Count Four: Due Process
Finally, the Complaint alleges that the CTA’s vague definitions of “beneficial owner,” “understanding,” “relationship,” substantial control,” and “applicant” render the law “so vague and complex that Plaintiffs, members of the NSBA, or other ordinary small business or non-business entities cannot reasonably comply with [its] requirements.”
The main target of this attack will likely be the term “beneficial owner,” which FinCEN has interpreted in part to include those with “substantial control” over the reporting company. In turn, those with “substantial control” are determined by the following indicia: (1) service as a senior officer of a reporting company; (2) authority over the appointment or removal of any senior officer or majority of the board of directors (or similar body) of a reporting company; and (3) direction, determination, or decision of, or substantial influence over important matters of a reporting company. Critically, “substantial control” also applies to an individual exercising “any other form of substantial control over the reporting company.”

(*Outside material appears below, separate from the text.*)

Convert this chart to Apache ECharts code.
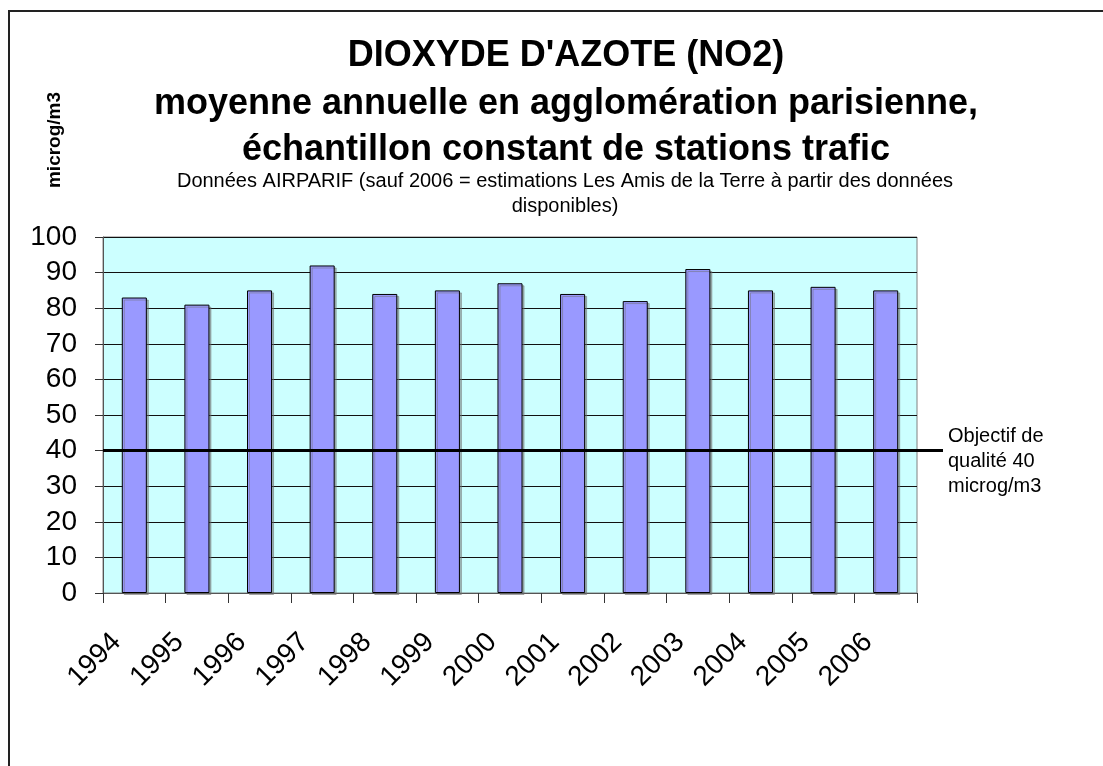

The upshot here is whether these somewhat unsatisfactory and circular definitions give sufficiently fair notice to reporting entities of the categories of beneficial owners they are required to disclose to FinCEN. Again, this will be a high hurdle. Generally, unconstitutional vagueness occurs when a statute “specifies no standard of conduct at all.” United States v. Bronstein, 849 F.3d 1101, 1107 (D.C. Cir. 2017). As we have blogged, FinCEN’s regulation regarding who exercises “substantial control” is both broad and potentially vague. Nonetheless, as complicated and burdensome as the CTA may, a judicial holding that the CTA is unconstitutionally vague will be difficult to obtain.